Despite the praise for Riordan's new diversity, reviewers criticized other aspects of the novel. Claire Yu of the Central Times said in her review, "I want to thank Rick Riordan for giving us such a diverse set of characters, and how he emphasizes on the importance of other cultures", but also said she feels the "special something" of Riordan's typical humor writing is missing from the book. She calls the plot "repetitive" and "not ... filled with the same energy and vigour as its predecessors". Fantasy Literature similarly praised the book's sensitive approach to delicate issues and its continuation of Riordan's humorous style but criticized the book for its small part in expanding the over-reaching plot of the series. Common Sense Media, which gave the book four stars out of five, praised the continued inclusion of diverse characters and storylines but criticized the lack of character development for Magnus.

The Hammer of Thor won the Stonewall Book Award for Children's Literature, which are granted to works of merit for children or teenagers relating to LGBTQ experience. The award was granted for the depiction of the genderfluid teenage character Alex Fierro.
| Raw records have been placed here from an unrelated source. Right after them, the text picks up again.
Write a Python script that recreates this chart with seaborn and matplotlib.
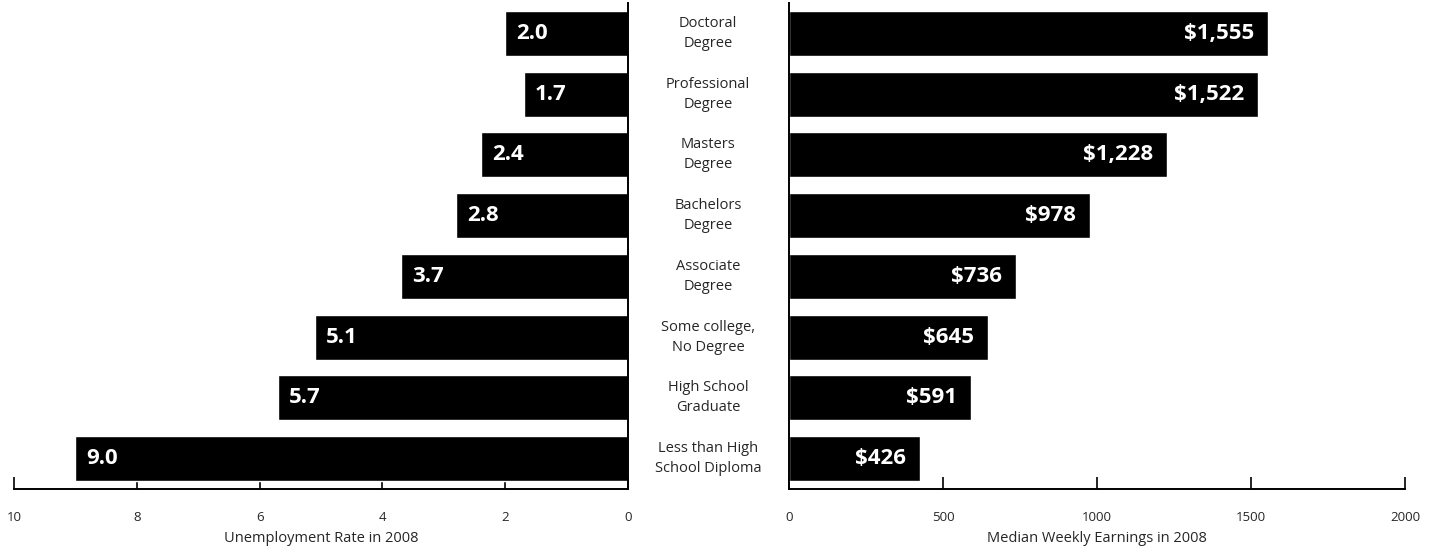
import matplotlib.pyplot as plt
import matplotlib.transforms as mtransforms
import seaborn as sns
import pandas as pd

sns.set_style("white")
plt.rcParams['font.family'] = ['Open Sans', 'DejaVu Sans']

education = ["Doctoral\nDegree", "Professional\nDegree", "Masters\nDegree", "Bachelors\nDegree",
             "Associate\nDegree", "Some college,\nNo Degree", "High School\nGraduate",
             "Less than High\nSchool Diploma"]
unemployment = [2.0, 1.7, 2.4, 2.8, 3.7, 5.1, 5.7, 9.0]
earnings = [1555, 1522, 1228, 978, 736, 645, 591, 426]
earn_labels = ["$1,555", "$1,522", "$1,228", "$978", "$736", "$645", "$591", "$426"]

df = pd.DataFrame({"education": education, "unemployment": unemployment, "earnings": earnings})

fig = plt.figure(figsize=(14.36, 5.52), dpi=100)
ax_l = fig.add_axes([0.00975, 0.1141, 0.4276, 0.8805])
ax_r = fig.add_axes([0.5494, 0.1141, 0.4290, 0.8805])

sns.barplot(data=df, y="education", x="unemployment", orient="h", color="black",
            width=0.74, saturation=1, ax=ax_l)
sns.barplot(data=df, y="education", x="earnings", orient="h", color="black",
            width=0.74, saturation=1, ax=ax_r)

ax_l.set_xlim(10, 0)
ax_r.set_xlim(0, 2000)
for ax in (ax_l, ax_r):
    ax.set_ylim(7.5, -0.5)
    ax.set_yticks([])
    ax.set_ylabel("")
    ax.spines['top'].set_visible(False)
    ax.tick_params(axis='x', direction='in', length=9, width=1.2, pad=16, labelsize=9.5,
                   bottom=True, color='black')
    for s in ax.spines.values():
        s.set_linewidth(1.4)
        s.set_color('black')

ax_l.spines['left'].set_visible(False)
ax_l.spines['right'].set_visible(True)
ax_r.spines['right'].set_visible(False)
ax_l.set_xticks([10, 8, 6, 4, 2, 0])
ax_r.set_xticks([0, 500, 1000, 1500, 2000])

ax_l.set_xlabel("Unemployment Rate in 2008", fontsize=10.5, labelpad=5)
ax_r.set_xlabel("Median Weekly Earnings in 2008", fontsize=10.5, labelpad=5)

# value labels inside bars
for i, v in enumerate(unemployment):
    ax_l.text(v - 0.18, i, f"{v:.1f}", color="white", fontweight="bold", fontsize=16,
              ha="left", va="center")
for i, v in enumerate(earnings):
    ax_r.text(v - 45, i, earn_labels[i], color="white", fontweight="bold", fontsize=16,
              ha="right", va="center")

# category labels in the middle
trans = mtransforms.blended_transform_factory(fig.transFigure, ax_r.transData)
for i, lab in enumerate(education):
    ax_r.text(0.493, i, lab, transform=trans, ha="center", va="center",
              fontsize=10.5, linespacing=1.45, clip_on=False)

fig.savefig("out.png", dpi=100)
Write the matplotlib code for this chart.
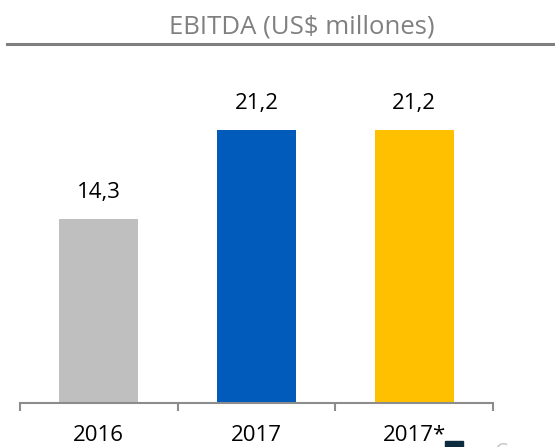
import matplotlib.pyplot as plt
from matplotlib.lines import Line2D
from matplotlib.patches import Rectangle

years = ['2016', '2017', '2017*']
ebitda = [14.3, 21.2, 21.2]
labels = ['14,3', '21,2', '21,2']
colors = ['#bfbfbf', '#005bbb', '#ffc000']

W, H = 555, 447
fig = plt.figure(figsize=(W / 100, H / 100), dpi=100)
plt.rcParams['font.family'] = ['Open Sans', 'DejaVu Sans']

# axes: left tick at 20px, right at 493px, baseline at 403px, top at 60px
ax = fig.add_axes([20 / W, (H - 403) / H, (493 - 20) / W, (403 - 60) / H])
x = range(len(years))
ax.bar(x, ebitda, width=0.5, color=colors)
ax.set_xlim(-0.5, 2.5)
ax.set_ylim(0, (403 - 60) / 12.9)

for i, v in enumerate(ebitda):
    ax.annotate(labels[i], (i, v), xytext=(0, 11), textcoords='offset points',
                ha='center', va='bottom', fontsize=16, color='black')

for s in ['top', 'right', 'left']:
    ax.spines[s].set_visible(False)
ax.spines['bottom'].set_color('#8c8c8c')
ax.spines['bottom'].set_linewidth(1.5)
ax.set_yticks([])
ax.set_xticks(list(x))
ax.set_xticklabels(years, fontsize=16, color='black')
ax.tick_params(axis='x', which='major', length=0, pad=16)
ax.set_xticks([-0.5, 0.5, 1.5, 2.5], minor=True)
ax.tick_params(axis='x', which='minor', length=6, width=1.5, color='#8c8c8c', direction='out')

# title with rule underneath
fig.text(302 / W, 1 - 33 / H, 'EBITDA (US$ millones)', ha='center', va='baseline',
         fontsize=18.5, color='#808080')
fig.add_artist(Line2D([7 / W, 1.0], [1 - 44 / H, 1 - 44 / H], color='#7f7f7f', lw=2.2,
                      transform=fig.transFigure))

# cut-off legend fragment at bottom right
fig.add_artist(Rectangle((445 / W, 0), 18 / W, 6 / H, color='#0d2d3f',
                         transform=fig.transFigure))
fig.text(495 / W, 1 - 443 / H, 'C', ha='left', va='top', fontsize=15, color='#c8c8c8')

fig.savefig('out.png', dpi=100)
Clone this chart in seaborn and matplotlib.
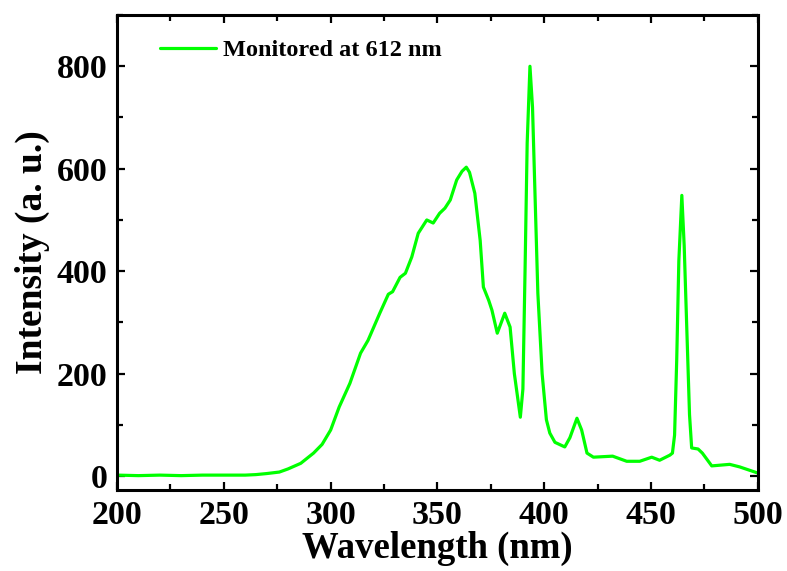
import numpy as np
import pandas as pd
import matplotlib
matplotlib.use("Agg")
import matplotlib.pyplot as plt
from matplotlib.ticker import MultipleLocator
import seaborn as sns

# Excitation spectrum
wavelength = [200, 210, 220, 230, 240, 250, 260, 265, 270, 276, 280, 286, 292, 296,
              300, 304, 309, 314, 317.5, 323, 327, 329, 332.5, 335, 338, 341, 345,
              348, 351, 353.5, 356, 359, 361.5, 363.5, 365, 367.5, 370, 371.5, 374,
              375.5, 378, 381.5, 384, 386, 388.8, 390, 391, 392, 393.3, 394.5,
              395.6, 397, 399, 401, 402.6, 405, 409.6, 412, 415.3, 417.5, 420, 423,
              432, 438.6, 444.7, 450.3, 454, 458.8, 460, 461, 462, 463, 464.4,
              465.5, 466.7, 468, 469, 472, 474, 478.4, 486.8, 491.5, 500]
intensity = [2, 1, 2, 1, 2, 2, 2, 3, 5, 8, 14, 25, 45, 62,
             90, 135, 181, 240, 265, 318, 355, 360, 388, 396, 428, 474, 500,
             494, 513, 523, 539, 578, 595, 603, 593, 552, 460, 369, 343,
             324, 279, 318, 291, 200, 115, 170, 400, 650, 800, 720,
             560, 357, 200, 110, 84, 66, 57, 75, 113, 90, 45, 37,
             39, 29, 29, 37, 31, 41, 45, 80, 226, 420, 548,
             450, 291, 120, 55, 53, 45, 20, 23, 18, 6]
series_label = "Monitored at 612 nm"

df = pd.DataFrame({"Wavelength": wavelength, "Intensity": intensity})

sns.set_style("ticks")
plt.rcParams["font.family"] = ["Liberation Serif", "DejaVu Serif"]
plt.rcParams["font.weight"] = "bold"
plt.rcParams["text.color"] = "black"
plt.rcParams["axes.labelcolor"] = "black"
plt.rcParams["xtick.color"] = "black"
plt.rcParams["ytick.color"] = "black"
plt.rcParams["axes.edgecolor"] = "black"

fig = plt.figure(figsize=(7.87, 5.71), dpi=100)
ax = fig.add_axes([0.1487, 0.1419, 0.8143, 0.8318])

sns.lineplot(data=df, x="Wavelength", y="Intensity", color="#00ff00",
             linewidth=2.3, label=series_label, ax=ax)

ax.set_xlim(200, 500)
ax.set_ylim(-27, 900)
ax.xaxis.set_major_locator(MultipleLocator(50))
ax.xaxis.set_minor_locator(MultipleLocator(25))
ax.yaxis.set_major_locator(MultipleLocator(200))
ax.yaxis.set_minor_locator(MultipleLocator(100))
ax.tick_params(which="both", direction="in", top=True, right=True, width=1.6,
               labelsize=24.5, pad=7, colors="black")
ax.tick_params(which="major", length=6)
ax.tick_params(which="minor", length=4)
for lab in ax.get_xticklabels() + ax.get_yticklabels():
    lab.set_fontweight("bold")
for sp in ax.spines.values():
    sp.set_linewidth(2.2)
    sp.set_color("black")
    sp.set_visible(True)

ax.set_xlabel("Wavelength (nm)", fontsize=26.5, fontweight="bold", labelpad=0)
ax.set_ylabel("Intensity (a. u.)", fontsize=27, fontweight="bold", labelpad=5)

leg = ax.legend(loc="upper left", bbox_to_anchor=(0.033, 0.995), frameon=False,
                prop={"size": 17.5, "weight": "bold"}, handlelength=2.3,
                handletextpad=0.3)

fig.savefig("out.png", dpi=100)
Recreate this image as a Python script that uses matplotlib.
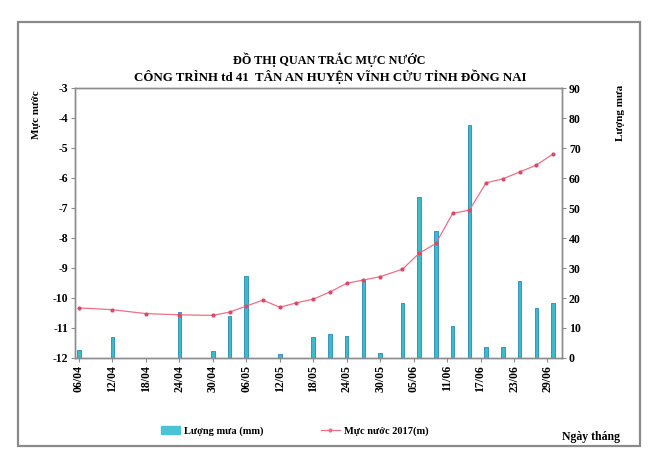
import matplotlib
matplotlib.use('Agg')
import matplotlib.pyplot as plt
from matplotlib.patches import Rectangle
from matplotlib.lines import Line2D
from matplotlib.patches import Patch

# days counted from 06/04
ngay = [0, 6, 12, 18, 24, 27, 30, 33, 36, 39, 42, 45, 48, 51, 54,
        58, 61, 64, 67, 70, 73, 76, 79, 82, 85]
muc_nuoc = [-10.33, -10.39, -10.52, -10.56, -10.58, -10.47, -10.27, -10.07, -10.31,
            -10.16, -10.04, -9.80, -9.51, -9.40, -9.29,
            -9.04, -8.51, -8.18, -7.18, -7.07, -6.16, -6.03, -5.80, -5.57, -5.20]
luong_mua = [2.8, 7.0, 0, 15.3, 2.2, 13.9, 27.3, 0, 1.5,
             0, 6.9, 7.9, 7.3, 26.2, 1.8,
             18.4, 53.6, 42.4, 10.7, 77.7, 3.8, 3.8, 25.8, 16.6, 18.2]

tick_ngay = [0, 6, 12, 18, 24, 30, 36, 42, 48, 54, 60, 66, 72, 78, 84]
tick_nhan = ['06/04', '12/04', '18/04', '24/04', '30/04', '06/05', '12/05', '18/05',
             '24/05', '30/05', '05/06', '11/06', '17/06', '23/06', '29/06']

serif = 'Liberation Serif'
plt.rcParams['font.family'] = serif
plt.rcParams['font.weight'] = 'bold'
plt.rcParams['axes.unicode_minus'] = False

fig = plt.figure(figsize=(6.51, 4.58), dpi=100)
fig.patches.append(Rectangle((18/651, 1-446/458), 622/651, 424/458, transform=fig.transFigure,
                             fill=False, edgecolor='#8a8a8a', linewidth=1.6))

ax = fig.add_axes([75/651, 1-358/458, 487/651, 270/458])
ax2 = ax.twinx()

# bars on the right axis, behind the line
ax2.bar(ngay, luong_mua, width=0.65, color='#3bbccb', edgecolor='#2a86b8', linewidth=0.6, zorder=2)
ax2.set_ylim(0, 90)
ax2.set_yticks(range(0, 91, 10))

ax.set_zorder(ax2.get_zorder() + 1)
ax.patch.set_visible(False)
ax.plot(ngay, muc_nuoc, color='#ec7088', linewidth=0.9, marker='o', markersize=2.0,
        markerfacecolor='#d84a68', markeredgecolor='#d84a68')
ax.set_ylim(-12, -3)
ax.set_yticks(range(-12, -2))
ax.set_xlim(-0.7, 86.6)
ax.set_xticks(tick_ngay)
ax.set_xticklabels(tick_nhan, rotation=90)

for a in (ax, ax2):
    for s in a.spines.values():
        s.set_color('#8c8c8c')
        s.set_linewidth(1.0)
    a.tick_params(length=3, width=0.8, color='#8c8c8c', labelsize=8.5, pad=2)

ax.text(-0.08, 0.99, 'Mực nước', transform=ax.transAxes, rotation=90,
        ha='center', va='top', fontsize=8)
ax2.text(1.12, 1.01, 'Lượng mưa', transform=ax2.transAxes, rotation=90,
         ha='center', va='top', fontsize=8)

fig.text(0.505, 1-60/458, 'ĐỒ THỊ QUAN TRẮC MỰC NƯỚC', ha='center', va='center', fontsize=8.7)
fig.text(0.507, 1-77/458, 'CÔNG TRÌNH td 41  TÂN AN HUYỆN VĨNH CỬU TỈNH ĐỒNG NAI',
         ha='center', va='center', fontsize=9.3)
fig.text(620/651, 1-437/458, 'Ngày tháng', ha='right', va='center', fontsize=8.5)

handles = [Patch(facecolor='#4cc3d2', edgecolor='#4cc3d2'),
           Line2D([], [], color='#ec7088', linewidth=0.9, marker='o', markersize=2.0)]
fig.legend(handles, ['Lượng mưa (mm)', 'Mực nước 2017(m)'], loc='center',
           bbox_to_anchor=(295/651, 1-431/458), ncol=2, frameon=False, fontsize=7.5,
           columnspacing=5.5, handlelength=1.8, handletextpad=0.4)

fig.savefig('out.png', dpi=100)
When asked about his decision to include Alex, Riordan said, "There’s lots of kinds of kids out there, and my feeling is that all of them deserve to be able to see themselves in stories". An official announcement by the American Library Association said, "Alex is a hero and represents the expansive possibilities of gender for future generations". The novel was also nominated for Best Middle Grade & Children's Book of 2016 in the Goodreads Choice Awards, and ended in third place, behind The Hidden Oracle (another book by Riordan) and Pax.

==Sequel==

The sequel, The Ship of the Dead, was released on October 3, 2017. The book ranked No. 2 on USA Todays bestseller list after its release and was considered one of the best books of the year by Barnes & Noble. It also won the 2017 Goodreads Choice Award for Middle Grade & Children's. On October 17, 2017, the three books of the series were released as a boxed set.